Note that many problems that involve copying can be converted to problems that create identical mind states by erasing memories. My favorite motivating example is the Absent-Minded Driver problem. The Sleeping Beauty problem is similar to that, but formulated in terms of probabilities instead of decisions, so people get confused.
An even simpler way to emulate copying is by putting multiple people in the same situation. That leads to various “anthropic problems”, which are well covered in Bostrom’s book. My favorite example of these is Psy-Kosh’s problem.
Another idea that’s equivalent to copying is having powerful agents that can predict your actions, like in Newcomb’s problem, Counterfactual Mugging and some more complicated scenarios that we came up with.
Can you explain this equivalence?
When a problem involves a predictor that’s predicting your actions, it can often be transformed into another problem that has an indistinguishable copy of you inside the predictor. In some cases, like Counterfactual Mugging, the copy and the original can even receive different evidence, though they are still unable to tell which is which.
There are more complicated scenarios, where the predictor is doing high-level logical reasoning about you instead of running a simulation of you. In simple cases like Newcomb’s Problem, that distinction doesn’t matter, but there is an important family of problems where it matters. The earliest known example is Gary Drescher’s Agent Simulates Predictor. Other examples are Wei Dai’s problem about bargaining and logical uncertainty and my own problem about logical priors. Right now this is the branch of decision theory that interests me most.

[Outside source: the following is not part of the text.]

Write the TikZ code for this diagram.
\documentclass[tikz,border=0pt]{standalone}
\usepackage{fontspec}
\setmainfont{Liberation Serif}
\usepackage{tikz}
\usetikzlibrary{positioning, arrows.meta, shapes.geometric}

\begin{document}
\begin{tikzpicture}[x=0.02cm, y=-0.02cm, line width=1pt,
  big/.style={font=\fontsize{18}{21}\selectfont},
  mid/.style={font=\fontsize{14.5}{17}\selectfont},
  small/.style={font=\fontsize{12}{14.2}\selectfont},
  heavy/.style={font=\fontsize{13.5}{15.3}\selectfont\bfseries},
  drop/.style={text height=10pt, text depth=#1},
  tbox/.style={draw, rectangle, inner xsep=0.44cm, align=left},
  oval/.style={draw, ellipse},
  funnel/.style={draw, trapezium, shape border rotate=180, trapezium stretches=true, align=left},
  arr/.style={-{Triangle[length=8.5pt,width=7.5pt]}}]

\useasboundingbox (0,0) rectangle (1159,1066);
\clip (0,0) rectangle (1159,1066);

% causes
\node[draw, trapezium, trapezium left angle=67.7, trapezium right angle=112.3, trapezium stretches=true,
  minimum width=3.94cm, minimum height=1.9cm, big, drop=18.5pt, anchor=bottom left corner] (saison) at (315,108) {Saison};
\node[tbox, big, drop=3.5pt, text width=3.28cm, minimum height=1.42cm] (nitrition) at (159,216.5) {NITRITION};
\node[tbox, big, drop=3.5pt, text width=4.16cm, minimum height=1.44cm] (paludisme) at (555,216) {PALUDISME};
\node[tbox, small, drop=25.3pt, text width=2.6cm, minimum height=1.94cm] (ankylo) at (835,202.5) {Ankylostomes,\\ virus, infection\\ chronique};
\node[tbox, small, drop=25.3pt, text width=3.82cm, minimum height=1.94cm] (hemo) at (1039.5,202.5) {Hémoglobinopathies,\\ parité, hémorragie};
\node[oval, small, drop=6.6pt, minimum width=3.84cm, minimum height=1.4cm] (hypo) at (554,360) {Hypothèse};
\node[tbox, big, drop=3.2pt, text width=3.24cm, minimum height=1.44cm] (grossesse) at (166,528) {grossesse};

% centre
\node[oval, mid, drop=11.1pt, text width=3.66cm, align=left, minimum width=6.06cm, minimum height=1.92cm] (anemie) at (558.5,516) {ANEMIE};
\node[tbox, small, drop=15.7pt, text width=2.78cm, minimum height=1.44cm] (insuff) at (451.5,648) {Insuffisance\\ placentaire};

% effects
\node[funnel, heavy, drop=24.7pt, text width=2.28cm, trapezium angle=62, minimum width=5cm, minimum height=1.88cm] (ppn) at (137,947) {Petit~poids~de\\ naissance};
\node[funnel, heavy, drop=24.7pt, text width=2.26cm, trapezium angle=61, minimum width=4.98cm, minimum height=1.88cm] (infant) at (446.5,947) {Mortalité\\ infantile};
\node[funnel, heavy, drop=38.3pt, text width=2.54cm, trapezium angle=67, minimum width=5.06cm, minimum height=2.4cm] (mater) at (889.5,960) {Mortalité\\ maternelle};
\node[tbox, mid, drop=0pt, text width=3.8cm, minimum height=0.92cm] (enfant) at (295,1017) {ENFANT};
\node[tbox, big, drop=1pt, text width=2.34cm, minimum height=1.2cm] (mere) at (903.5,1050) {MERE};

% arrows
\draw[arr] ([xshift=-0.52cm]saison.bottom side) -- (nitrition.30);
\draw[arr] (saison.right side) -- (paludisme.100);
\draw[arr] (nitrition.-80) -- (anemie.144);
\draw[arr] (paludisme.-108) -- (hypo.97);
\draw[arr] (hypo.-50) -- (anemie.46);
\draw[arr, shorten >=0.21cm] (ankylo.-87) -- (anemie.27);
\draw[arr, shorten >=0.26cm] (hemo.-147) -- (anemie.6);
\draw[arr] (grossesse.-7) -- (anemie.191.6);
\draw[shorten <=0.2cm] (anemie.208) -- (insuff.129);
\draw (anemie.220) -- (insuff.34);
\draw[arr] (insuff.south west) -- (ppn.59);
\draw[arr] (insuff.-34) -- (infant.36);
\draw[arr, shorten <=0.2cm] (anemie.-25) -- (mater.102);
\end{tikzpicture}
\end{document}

Can you formalize the idea of “copying” and show why expected utility maximization fails once I have “copied” myself? I think I understand why Newcomb’s problem is interesting and significant, but in terms of an AI rewriting its source code… well, my brain is changing all the time and I don’t think I have any problems with expected utility maximization.

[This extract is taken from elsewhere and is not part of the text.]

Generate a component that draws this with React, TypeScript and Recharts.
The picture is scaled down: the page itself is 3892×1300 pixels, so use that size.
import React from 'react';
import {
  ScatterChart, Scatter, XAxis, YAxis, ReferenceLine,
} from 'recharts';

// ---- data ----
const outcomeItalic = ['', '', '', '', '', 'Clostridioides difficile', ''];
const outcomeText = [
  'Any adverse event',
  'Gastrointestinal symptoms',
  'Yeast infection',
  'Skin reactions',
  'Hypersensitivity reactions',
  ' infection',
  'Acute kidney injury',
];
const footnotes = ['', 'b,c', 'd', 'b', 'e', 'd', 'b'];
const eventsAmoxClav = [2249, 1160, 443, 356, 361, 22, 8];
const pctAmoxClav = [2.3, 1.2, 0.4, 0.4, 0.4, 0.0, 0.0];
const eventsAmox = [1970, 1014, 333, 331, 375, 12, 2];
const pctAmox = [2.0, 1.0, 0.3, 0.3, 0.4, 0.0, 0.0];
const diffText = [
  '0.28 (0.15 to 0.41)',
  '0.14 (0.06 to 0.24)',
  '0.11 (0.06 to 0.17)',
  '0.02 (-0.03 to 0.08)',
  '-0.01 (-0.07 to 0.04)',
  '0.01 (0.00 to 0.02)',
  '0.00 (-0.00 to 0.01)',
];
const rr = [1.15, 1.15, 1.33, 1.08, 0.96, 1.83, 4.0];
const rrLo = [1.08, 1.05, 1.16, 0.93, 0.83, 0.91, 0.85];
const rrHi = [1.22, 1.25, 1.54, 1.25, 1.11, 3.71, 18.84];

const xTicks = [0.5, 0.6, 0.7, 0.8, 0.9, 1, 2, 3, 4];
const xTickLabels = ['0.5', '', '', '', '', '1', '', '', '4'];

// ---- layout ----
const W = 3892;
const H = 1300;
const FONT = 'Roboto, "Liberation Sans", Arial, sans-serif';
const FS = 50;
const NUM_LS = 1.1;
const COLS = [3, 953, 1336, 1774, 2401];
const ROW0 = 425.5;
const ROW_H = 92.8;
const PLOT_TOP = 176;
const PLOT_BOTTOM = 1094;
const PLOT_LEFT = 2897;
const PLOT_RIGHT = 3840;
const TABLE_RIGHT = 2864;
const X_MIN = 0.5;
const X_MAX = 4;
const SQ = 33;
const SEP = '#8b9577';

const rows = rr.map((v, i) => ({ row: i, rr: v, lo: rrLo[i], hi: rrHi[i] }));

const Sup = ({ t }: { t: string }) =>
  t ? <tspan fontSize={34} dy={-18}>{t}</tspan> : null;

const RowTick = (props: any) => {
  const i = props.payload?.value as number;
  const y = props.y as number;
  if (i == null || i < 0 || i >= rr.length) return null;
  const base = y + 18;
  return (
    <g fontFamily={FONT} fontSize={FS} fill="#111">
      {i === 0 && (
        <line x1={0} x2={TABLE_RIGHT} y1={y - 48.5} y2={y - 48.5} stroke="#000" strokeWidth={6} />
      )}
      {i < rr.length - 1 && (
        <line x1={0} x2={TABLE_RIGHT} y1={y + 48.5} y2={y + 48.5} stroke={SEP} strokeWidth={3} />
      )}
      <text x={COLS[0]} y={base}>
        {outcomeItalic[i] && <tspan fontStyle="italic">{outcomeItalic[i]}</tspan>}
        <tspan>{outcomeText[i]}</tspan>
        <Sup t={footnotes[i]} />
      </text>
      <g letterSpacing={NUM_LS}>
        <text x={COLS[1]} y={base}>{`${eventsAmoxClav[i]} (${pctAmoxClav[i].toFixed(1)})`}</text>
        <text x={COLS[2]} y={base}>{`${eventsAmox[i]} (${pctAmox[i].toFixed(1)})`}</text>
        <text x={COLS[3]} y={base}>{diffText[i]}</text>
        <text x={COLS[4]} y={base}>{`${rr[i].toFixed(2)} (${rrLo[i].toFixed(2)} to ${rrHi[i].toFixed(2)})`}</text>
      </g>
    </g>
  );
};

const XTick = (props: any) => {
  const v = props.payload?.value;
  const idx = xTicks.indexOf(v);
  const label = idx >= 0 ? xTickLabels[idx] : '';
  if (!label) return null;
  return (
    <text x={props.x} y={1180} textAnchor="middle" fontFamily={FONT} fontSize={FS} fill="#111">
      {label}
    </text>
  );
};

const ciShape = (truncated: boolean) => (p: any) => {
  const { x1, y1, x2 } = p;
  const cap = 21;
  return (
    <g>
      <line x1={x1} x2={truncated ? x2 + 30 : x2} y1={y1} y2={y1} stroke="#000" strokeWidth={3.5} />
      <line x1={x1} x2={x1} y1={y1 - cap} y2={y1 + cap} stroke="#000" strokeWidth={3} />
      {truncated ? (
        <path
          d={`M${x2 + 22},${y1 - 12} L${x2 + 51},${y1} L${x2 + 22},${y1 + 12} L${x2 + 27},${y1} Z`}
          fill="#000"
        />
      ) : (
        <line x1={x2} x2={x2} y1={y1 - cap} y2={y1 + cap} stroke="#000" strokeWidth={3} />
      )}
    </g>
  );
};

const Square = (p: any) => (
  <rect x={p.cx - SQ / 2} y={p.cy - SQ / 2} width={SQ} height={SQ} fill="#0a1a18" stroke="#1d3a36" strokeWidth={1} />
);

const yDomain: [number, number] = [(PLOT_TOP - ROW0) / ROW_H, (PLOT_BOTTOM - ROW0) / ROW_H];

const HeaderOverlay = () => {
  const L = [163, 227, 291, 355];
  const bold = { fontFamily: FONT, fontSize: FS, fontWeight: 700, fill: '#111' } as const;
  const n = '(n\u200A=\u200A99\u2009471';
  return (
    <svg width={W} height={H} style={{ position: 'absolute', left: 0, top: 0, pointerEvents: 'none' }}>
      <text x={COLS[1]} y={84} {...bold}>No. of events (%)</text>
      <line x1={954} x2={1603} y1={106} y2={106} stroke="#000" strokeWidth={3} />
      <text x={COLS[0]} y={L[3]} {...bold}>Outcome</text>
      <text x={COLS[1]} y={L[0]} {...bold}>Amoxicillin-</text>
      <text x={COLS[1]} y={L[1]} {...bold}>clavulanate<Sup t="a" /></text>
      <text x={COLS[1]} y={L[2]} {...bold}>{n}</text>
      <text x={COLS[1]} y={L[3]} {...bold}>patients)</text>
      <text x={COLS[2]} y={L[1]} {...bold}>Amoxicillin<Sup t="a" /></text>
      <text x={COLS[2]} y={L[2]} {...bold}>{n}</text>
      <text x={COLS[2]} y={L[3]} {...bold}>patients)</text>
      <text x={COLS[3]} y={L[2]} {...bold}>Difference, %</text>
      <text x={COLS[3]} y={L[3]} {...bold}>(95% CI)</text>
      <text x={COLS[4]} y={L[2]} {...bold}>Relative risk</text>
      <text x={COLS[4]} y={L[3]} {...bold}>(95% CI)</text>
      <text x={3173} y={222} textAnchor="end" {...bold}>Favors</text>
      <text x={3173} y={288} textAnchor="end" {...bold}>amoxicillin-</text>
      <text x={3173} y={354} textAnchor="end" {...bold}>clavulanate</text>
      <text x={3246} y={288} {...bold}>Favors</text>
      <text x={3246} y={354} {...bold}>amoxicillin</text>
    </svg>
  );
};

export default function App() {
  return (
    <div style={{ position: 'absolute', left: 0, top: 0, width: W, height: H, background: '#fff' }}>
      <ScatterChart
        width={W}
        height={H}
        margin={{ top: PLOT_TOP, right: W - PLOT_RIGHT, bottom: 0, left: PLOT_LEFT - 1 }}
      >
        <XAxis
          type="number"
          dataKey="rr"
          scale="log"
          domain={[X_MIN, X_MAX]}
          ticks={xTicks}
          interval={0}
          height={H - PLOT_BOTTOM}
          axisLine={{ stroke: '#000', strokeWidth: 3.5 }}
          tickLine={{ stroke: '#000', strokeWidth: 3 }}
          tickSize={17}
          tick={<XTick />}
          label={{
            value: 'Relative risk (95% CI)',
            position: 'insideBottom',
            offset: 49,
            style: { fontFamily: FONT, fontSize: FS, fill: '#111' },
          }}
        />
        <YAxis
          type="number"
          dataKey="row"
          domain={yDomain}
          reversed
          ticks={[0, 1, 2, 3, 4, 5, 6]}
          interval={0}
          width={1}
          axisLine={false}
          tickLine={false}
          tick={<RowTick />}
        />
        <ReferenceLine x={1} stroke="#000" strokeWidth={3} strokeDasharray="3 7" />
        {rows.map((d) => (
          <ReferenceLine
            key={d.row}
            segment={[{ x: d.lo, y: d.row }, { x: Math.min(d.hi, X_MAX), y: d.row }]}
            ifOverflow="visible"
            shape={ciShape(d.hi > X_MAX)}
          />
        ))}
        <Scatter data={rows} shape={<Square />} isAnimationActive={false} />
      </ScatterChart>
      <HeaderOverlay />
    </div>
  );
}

We can formalize “copying” by using information sets that include more than one node, as I tried to do in this post. Expected utility maximization fails on such problems because your subjective probability of being at a certain node might depend on the action you’re about to take, as mentioned in this thread.

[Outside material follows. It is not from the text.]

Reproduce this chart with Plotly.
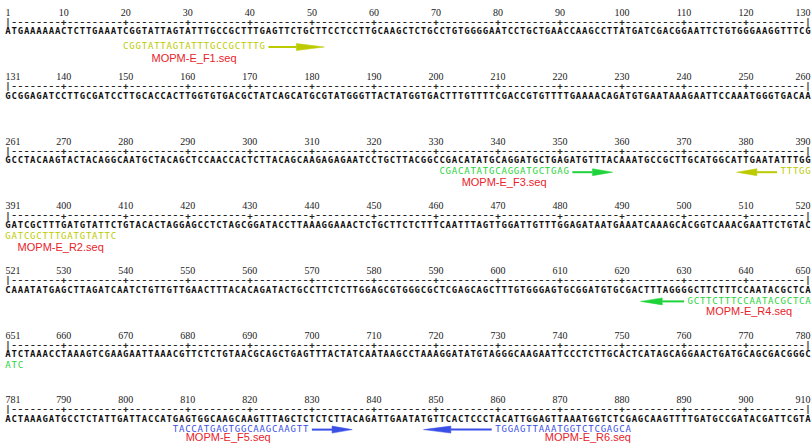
import plotly.graph_objects as go

# ---------------- data ----------------
ROW_LEN = 130
seq_rows = [
    "ATGAAAAAACTCTTGAAATCGGTATTAGTATTTGCCGCTTTGAGTTCTGCTTCCTCCTTGCAAGCTCTGCCTGTGGGGAATCCTGCTGAACCAAGCCTTATGATCGACGGAATTCTGTGGGAAGGTTTCG",
    "GCGGAGATCCTTGCGATCCTTGCACCACTTGGTGTGACGCTATCAGCATGCGTATGGGTTACTATGGTGACTTTGTTTTCGACCGTGTTTTGAAAACAGATGTGAATAAAGAATTCCAAATGGGTGACAA",
    "GCCTACAAGTACTACAGGCAATGCTACAGCTCCAACCACTCTTACAGCAAGAGAGAATCCTGCTTACGGCCGACATATGCAGGATGCTGAGATGTTTACAAATGCCGCTTGCATGGCATTGAATATTTGG",
    "GATCGCTTTGATGTATTCTGTACACTAGGAGCCTCTAGCGGATACCTTAAAGGAAACTCTGCTTCTCTTTCAATTTAGTTGGATTGTTTGGAGATAATGAAATCAAAGCACGGTCAAACGAATTCTGTAC",
    "CAAATATGAGCTTAGATCAATCTGTTGTTGAACTTTACACAGATACTGCCTTCTCTTGGAGCGTGGGCGCTCGAGCAGCTTTGTGGGAGTGCGGATGTGCGACTTTAGGGGCTTCTTTCCAATACGCTCA",
    "ATCTAAACCTAAAGTCGAAGAATTAAACGTTCTCTGTAACGCAGCTGAGTTTACTATCAATAAGCCTAAAGGATATGTAGGGCAAGAATTCCCTCTTGCACTCATAGCAGGAACTGATGCAGCGACGGGC",
    "ACTAAAGATGCCTCTATTGATTACCATGAGTGGCAAGCAAGTTTAGCTCTCTCTTACAGATTGAATATGTTCACTCCCTACATTGGAGTTAAATGGTCTCGAGCAAGTTTTGATGCCGATACGATTCGTA",
]
tick_step = 10

primer_names = ["MOPM-E_F1.seq", "MOPM-E_F3.seq", "MOPM-E_R2.seq",
                "MOPM-E_R4.seq", "MOPM-E_F5.seq", "MOPM-E_R6.seq"]
primer_starts = [20, 331, 386, 631, 808, 860]
primer_seqs = ["CGGTATTAGTATTTGCCGCTTTG", "CGACATATGCAGGATGCTGAG",
               "TTTGGGATCGCTTTGATGTATTC", "GCTTCTTTCCAATACGCTCAATC",
               "TACCATGAGTGGCAAGCAAGTT", "TGGAGTTAAATGGTCTCGAGCA"]
primer_dirs = ["F", "F", "R", "R", "F", "R"]

# ---------------- style ----------------
primer_colors = ["#bccb00", "#1fd43a", "#bccb00", "#1fd43a", "#3a4fe6", "#3a4fe6"]
arrow_lens = [9, 6.5, 6.5, 7, 6.5, 11]
label_shift = [0, 0, 0, 0, -2, 4]      # label offset in character cells
primer_dy = [4, 0, 0, 0, -1, -1]       # vertical tweak (px) of primer text/arrow
label_dy = [5, 0, 0, 0, -3.5, -3.5]    # vertical tweak (px) of label
LABEL_COLOR = "#e8232a"
SEQ_COLOR = "#111111"
ROW_PITCH = 64.6
ROW_TOP = 13
DY_RULER, DY_SEQ, DY_PRIMER, DY_LABEL = 9.5, 19, 30, 41
MONO = "DejaVu Sans Mono"

def row_y(r):
    return ROW_TOP + r * ROW_PITCH

fig = go.Figure()

# sequence & ruler characters
sx, sy, st = [], [], []
rx, ry, rt = [], [], []
mx, my, mt = [], [], []
for r, s in enumerate(seq_rows):
    for i, ch in enumerate(s):
        p = i + 1
        sx.append(p); sy.append(row_y(r) + DY_SEQ); st.append(ch)
        if p == 1 or p == ROW_LEN:
            mx.append(p); my.append(row_y(r) + DY_RULER); mt.append("|")
        elif p % tick_step == 0:
            mx.append(p); my.append(row_y(r) + DY_RULER); mt.append("+")
        else:
            rx.append(p); ry.append(row_y(r) + DY_RULER); rt.append("-")

fig.add_trace(go.Scatter(x=sx, y=sy, text=st, mode="text", hoverinfo="skip", cliponaxis=False,
                         textfont=dict(family=MONO, size=9, color=SEQ_COLOR, weight="bold")))
fig.add_trace(go.Scatter(x=rx, y=ry, text=rt, mode="text", hoverinfo="skip", cliponaxis=False,
                         textfont=dict(family=MONO, size=12, color="#222222")))
fig.add_trace(go.Scatter(x=mx, y=my, text=mt, mode="text", hoverinfo="skip", cliponaxis=False,
                         textfont=dict(family=MONO, size=9, color="#222222", weight="bold")))

# tick number labels
tx, ty, tt, tp = [], [], [], []
for r in range(len(seq_rows)):
    base = r * ROW_LEN
    tx.append(0.6); ty.append(row_y(r)); tt.append(str(base + 1)); tp.append("middle right")
    for p in range(tick_step, ROW_LEN, tick_step):
        tx.append(p); ty.append(row_y(r)); tt.append(str(base + p)); tp.append("middle center")
    tx.append(ROW_LEN + 0.4); ty.append(row_y(r)); tt.append(str(base + ROW_LEN)); tp.append("middle left")
fig.add_trace(go.Scatter(x=tx, y=ty, text=tt, textposition=tp, mode="text", hoverinfo="skip",
                         cliponaxis=False,
                         textfont=dict(family="Liberation Serif", size=10, color="#222222")))

# primers
for name, start, pseq, d, col, alen, lsh, pdy, ldy in zip(primer_names, primer_starts, primer_seqs,
                                                           primer_dirs, primer_colors, arrow_lens,
                                                           label_shift, primer_dy, label_dy):
    px, py, pt = [], [], []
    per_row = {}
    for k, ch in enumerate(pseq):
        g = start + k - 1
        r, p = divmod(g, ROW_LEN)
        p += 1
        px.append(p); py.append(row_y(r) + DY_PRIMER + pdy); pt.append(ch)
        per_row.setdefault(r, []).append(p)
    fig.add_trace(go.Scatter(x=px, y=py, text=pt, mode="text", hoverinfo="skip", cliponaxis=False,
                             textfont=dict(family=MONO, size=9, color=col)))
    # label centred under the longest row segment
    lr = max(per_row, key=lambda k: len(per_row[k]))
    seg = per_row[lr]
    fig.add_trace(go.Scatter(x=[(seg[0] + seg[-1]) / 2 + lsh], y=[row_y(lr) + DY_LABEL + ldy],
                             text=[name], mode="text", hoverinfo="skip", cliponaxis=False,
                             textfont=dict(family="Liberation Sans", size=11, color=LABEL_COLOR)))
    # arrow
    if d == "F":
        g = start + len(pseq) - 1
        r, p = divmod(g - 1, ROW_LEN)
        p += 1
        x0 = p + 1.0
        x1 = x0 + alen
    else:
        r, p = divmod(start - 1, ROW_LEN)
        p += 1
        x0 = p - 1.0
        x1 = x0 - alen
    yy = row_y(r) + DY_PRIMER + pdy
    head = 0.5 * alen if alen < 10 else 0.4 * alen
    xh = x1 - head if d == "F" else x1 + head
    fig.add_trace(go.Scatter(x=[x0, xh], y=[yy, yy], mode="lines", hoverinfo="skip",
                             line=dict(color=col, width=2)))
    fig.add_trace(go.Scatter(x=[xh, x1, xh, xh], y=[yy - 3.5, yy, yy + 3.5, yy - 3.5], mode="lines",
                             fill="toself", fillcolor=col, hoverinfo="skip",
                             line=dict(color=col, width=0.5)))

fig.update_layout(
    width=811, height=445, margin=dict(l=0, r=0, t=0, b=0),
    paper_bgcolor="white", plot_bgcolor="white", showlegend=False,
    xaxis=dict(range=[-0.29, 130.48], visible=False, fixedrange=True),
    yaxis=dict(range=[445, 0], visible=False, fixedrange=True),
)
fig.write_html("out.html", config={"displayModeBar": False},
               post_script="document.body.style.margin='0';document.body.style.overflow='hidden';")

The Absent-Minded Driver problem is an example of such dependence, because your subjective probability of being at the second intersection depends on your choosing to go straight at the first intersection, and the two intersections are indistinguishable to you.
I don’t know about academic philosophy, but on Less Wrong there is the hope of one day coming up with an algorithm that calculates the “best”, “most rational” way to act.
That’s a bit of a simplification, though. It is hoped that we can separate the question of how to learn (epistemology) and what is right (moral philosophy) from the question of given one’s knowledge and values, what is the “best”, “most rational” way to behave? (decision theory).
The von Neumann–Morgenstern theorem is the paradigmatic result here. It suggests (but does not prove) that given one’s beliefs and values, one “should” act so as to maximize a certain weighted sum. But as the various paradoxes show, this is far from the last word on the matter.